The Day After Christmas

The Day After Christmas December 27, 2019

I am a hard person to buy presents for. Always have been. I’m not much of a “stuff” guy. I don’t want a lot of stuff.

For a long time, this truth ran contrary to my deep desire to have more. Lots and lots of… I don’t even know what. I just wanted things. I wanted people to give me things.

All of this was the perfect storm for a disappointing Christmas. Year after year, my expectations would rise. Maybe they would figure out something great to get me, something I myself couldn’t even think of. And I always got good gifts. Well thought out, caring gifts. But I was almost always disappointed.

 

Expectations

One of the dangers of Christmas is the expectations we place around it. When Kylie and I got married, we saw quickly how much expectations are a part of any major holiday. We have expectations not just about getting presents and being satisfied with them. We have expectation about when we will open presents, what time of day we will eat (and what kinds of food will be there). What Christmas movie will we watch? Will we play a game or do puzzles?

And all of this makes the day after Christmas a little dangerous. Nobody circles it on the calendar, but it is the day where we deal with our expectations.

This is one of the reasons Boxing Day (and Black Friday during Thanksgiving) are such wildly successful cultural phenomena. They distract us from dealing with our loss of expectations by giving us the glorious opportunity to buy more.

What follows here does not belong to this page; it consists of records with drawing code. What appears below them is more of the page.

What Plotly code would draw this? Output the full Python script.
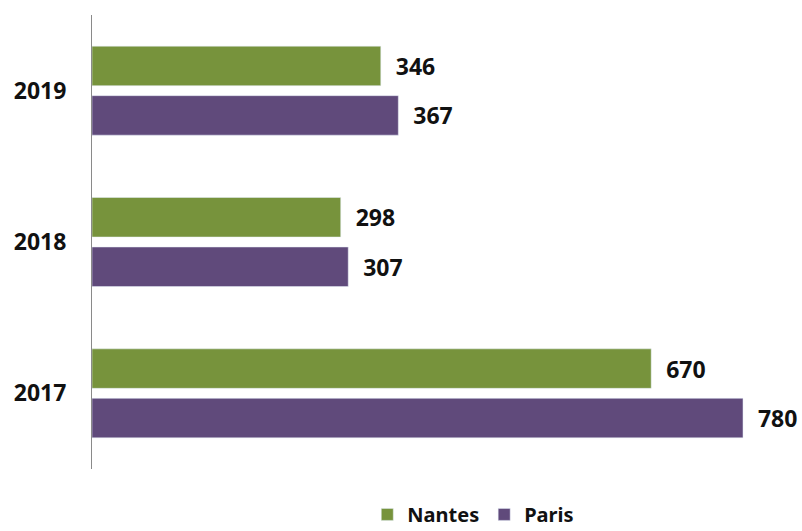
import plotly.graph_objects as go

years = ["2017", "2018", "2019"]
nantes = [670, 298, 346]
paris = [780, 307, 367]

GREEN = "#77933C"
PURPLE = "#604A7B"
FONT = "Noto Sans"

fig = go.Figure()
fig.add_trace(go.Bar(
    y=years, x=paris, name="Paris", orientation="h",
    marker=dict(color=PURPLE),
    text=paris, texttemplate="\u00a0\u00a0%{text}", textposition="outside",
    textfont=dict(family=FONT, size=23, color="#111111", weight="bold"),
    cliponaxis=False,
))
fig.add_trace(go.Bar(
    y=years, x=nantes, name="Nantes", orientation="h",
    marker=dict(color=GREEN),
    text=nantes, texttemplate="\u00a0\u00a0%{text}", textposition="outside",
    textfont=dict(family=FONT, size=23, color="#111111", weight="bold"),
    cliponaxis=False,
))

fig.update_layout(
    width=802, height=531,
    margin=dict(l=92, r=0, t=15, b=62, autoexpand=False),
    paper_bgcolor="white", plot_bgcolor="white",
    barmode="group", bargap=0.346, bargroupgap=0.202,
    showlegend=True,
    legend=dict(orientation="h", x=0.537, xanchor="center", y=-0.1, yanchor="middle",
                traceorder="reversed", bgcolor="rgba(0,0,0,0)",
                font=dict(family=FONT, size=20, color="#111111", weight="bold"),
                itemwidth=30),
    xaxis=dict(range=[0, 850.7], visible=False, showgrid=False, zeroline=False),
    yaxis=dict(type="category", categoryorder="array", categoryarray=years,
               showline=True, linecolor="#8a8a8a", linewidth=1,
               ticks="", showgrid=False, ticklabelstandoff=20,
               tickfont=dict(family=FONT, size=23, color="#111111", weight="bold")),
)

fig.write_html("out.html", config={"displayModeBar": False},
               post_script="document.body.style.margin='0';document.body.style.overflow='hidden';")
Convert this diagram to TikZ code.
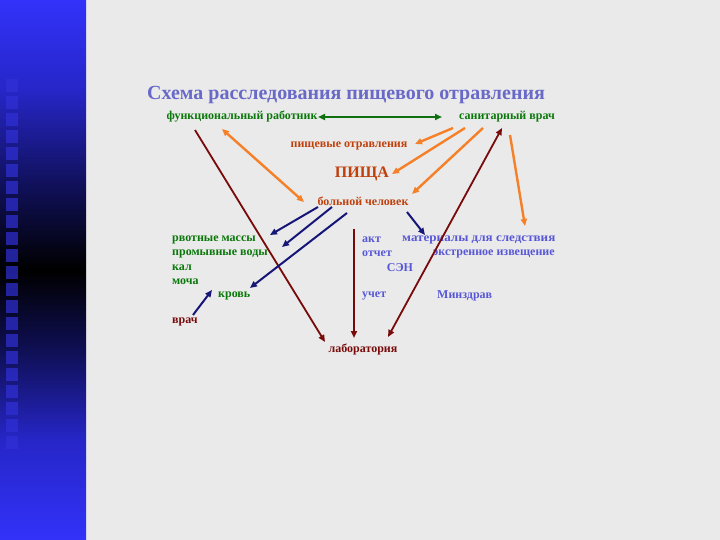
\documentclass[tikz,border=0pt]{standalone}
\usepackage{fontspec}
\setmainfont{Liberation Serif}
\usetikzlibrary{arrows.meta}
\definecolor{bgc}{RGB}{234,234,234}
\definecolor{barblue}{RGB}{50,50,250}
\definecolor{barmid}{RGB}{38,38,200}
\definecolor{bardark}{RGB}{16,16,90}
\definecolor{sqc}{RGB}{48,48,215}
\definecolor{titlec}{RGB}{105,105,200}
\definecolor{greent}{RGB}{10,120,10}
\definecolor{greena}{RGB}{16,112,16}
\definecolor{oranget}{RGB}{192,64,12}
\definecolor{orangea}{RGB}{245,128,40}
\definecolor{maroon}{RGB}{120,10,10}
\definecolor{navy}{RGB}{22,22,120}
\definecolor{bluet}{RGB}{88,88,215}
\pgfdeclareverticalshading{barshade}{100bp}{color(0bp)=(barblue); color(25bp)=(barblue); color(34.26bp)=(barmid); color(42.13bp)=(bardark); color(50bp)=(black); color(57.87bp)=(bardark); color(66.67bp)=(barmid); color(75bp)=(barblue); color(100bp)=(barblue)}
\begin{document}
\begin{tikzpicture}[x=1pt,y=-1pt,
  lbl/.style={inner sep=0pt,font=\bfseries\fontsize{12}{12}\selectfont},
  gtext/.style={lbl,text=greent},
  otext/.style={lbl,text=oranget},
  btext/.style={lbl,text=bluet},
  mtext/.style={lbl,text=maroon},
  tip/.style={-{Triangle[length=7pt,width=6pt]}},
  dtip/.style={{Triangle[length=7pt,width=6pt]}-{Triangle[length=7pt,width=6pt]}},
  oarr/.style={orangea,line width=2.4pt},
  marr/.style={maroon,line width=1.8pt},
  narr/.style={navy,line width=2pt},
  garr/.style={greena,line width=2.4pt}]
\useasboundingbox (0,0) rectangle (720,540);
\fill[bgc] (0,0) rectangle (720,540);
\begin{scope}[y=1pt]
\pgfpathrectangle{\pgfpoint{0pt}{-540pt}}{\pgfpoint{86pt}{540pt}}
\pgfshadepath{barshade}{0}
\pgfusepath{}
\end{scope}
\foreach \i in {0,...,21} \fill[sqc,opacity=0.7] (6,79+17*\i) rectangle ++(12,13);

\node[inner sep=0pt,text=titlec,font=\bfseries\fontsize{20}{20}\selectfont] (title) at (346,95) {Схема расследования пищевого отравления};
\node[gtext] (fr) at (242,117) {функциональный работник};
\node[gtext] (sv) at (507,117) {санитарный врач};
\node[otext] (po) at (349,146) {пищевые отравления};
\node[otext,font=\bfseries\fontsize{16}{16}\selectfont] (pi) at (362,174) {ПИЩА};
\node[otext] (bc) at (363,201) {больной человек};
\node[gtext,anchor=west] (rm) at (172,240) {рвотные массы};
\node[gtext,anchor=west] (pv) at (172,254) {промывные воды};
\node[gtext,anchor=west] (kal) at (172,268) {кал};
\node[gtext,anchor=west] (mo) at (172,282) {моча};
\node[gtext,anchor=west] (kr) at (218,296) {кровь};
\node[mtext,anchor=west] (vr) at (172,322) {врач};
\node[mtext] (lab) at (363,349) {лаборатория};
\node[btext,anchor=west] (akt) at (362,240) {акт};
\node[btext,anchor=west] (ot) at (362,254) {отчет};
\node[btext] (sen) at (400,268) {СЭН};
\node[btext,anchor=west] (uch) at (362,296) {учет};
\node[btext,anchor=west,font=\bfseries\fontsize{12}{12}\selectfont\addfontfeatures{FakeStretch=1.09}] (mat) at (402,240) {материалы для следствия};
\node[btext,anchor=west] (ei) at (433,254) {экстренное извещение};
\node[btext,anchor=west] (mz) at (437,296) {Минздрав};

% connector end points
\coordinate (g1) at (318,117); \coordinate (g2) at (442,117);
\coordinate (o1) at (222,129); \coordinate (o2) at (304,202);
\coordinate (s1) at (453,128); \coordinate (e1) at (415,144);
\coordinate (s2) at (465,128); \coordinate (e2) at (392,174);
\coordinate (s3) at (483,128); \coordinate (e3) at (412,194);
\coordinate (s4) at (510,135); \coordinate (e4) at (525,226);
\coordinate (m1) at (195,130); \coordinate (l1) at (325,342);
\coordinate (m2) at (502,128); \coordinate (l2) at (388,337);
\coordinate (m3) at (354,229); \coordinate (l3) at (354,338);
\coordinate (b1) at (318,207); \coordinate (t1) at (270,235);
\coordinate (b2) at (332,207); \coordinate (t2) at (282,247);
\coordinate (b3) at (347,213); \coordinate (t3) at (250,288);
\coordinate (b4) at (407,212); \coordinate (t4) at (425,235);
\coordinate (v1) at (193,315); \coordinate (v2) at (212,290);

\draw[garr,dtip] (g1) -- (g2);
\draw[oarr,dtip] (o1) -- (o2);
\draw[oarr,tip] (s1) -- (e1);
\draw[oarr,tip] (s2) -- (e2);
\draw[oarr,tip] (s3) -- (e3);
\draw[oarr,tip] (s4) -- (e4);
\draw[marr,tip] (m1) -- (l1);
\draw[marr,dtip] (m2) -- (l2);
\draw[marr,tip] (m3) -- (l3);
\draw[narr,tip] (b1) -- (t1);
\draw[narr,tip] (b2) -- (t2);
\draw[narr,tip] (b3) -- (t3);
\draw[narr,tip] (b4) -- (t4);
\draw[narr,tip] (v1) -- (v2);
\end{tikzpicture}
\end{document}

They let us eclipse and make up for our expectations by unbeatable sales.

 

The Pit

Sometimes the day after Christmas is a sad day. The celebration is over, you are eight pounds heavier than you were a day ago, and your family is starting to wear on each other’s nerves. Good thing there is soccer or basketball or football on TV. Good thing there is a great sale at the outlet mall.

Rather than deal with the result of our unmet (or unhealthy) expectations, we look for the next set of expectations. The next wave. We do not sit idly. We expect our team to win or the big item we bought on sale to make our lives better.

The pit of despair is what we feel when our expectations do not match with reality. And the best thing we can do in those moments is not run, hide, or deny. The best thing we can do is feel our disappointment. And ask ourselves why? Why do I feel disappointed? What expectation or hope was unmet? Was it a healthy expectation? The real question we are avoiding so vigorously is what matters to me? We are afraid the answer will expose us. And we will be known and rejected.

But in avoiding it, we avoid not just the ways life falls short of our hope. We also avoid seeing the truth behind our hope and the ways life fulfills the deepest of hopes in ways we may not expect (or even want up front).

The pit of despair is not a bad place. It is a place of evaluation. A place of introspection. An opportunity to know ourselves better. The day after Christmas is not that different than Christmas Day. It is an opportunity.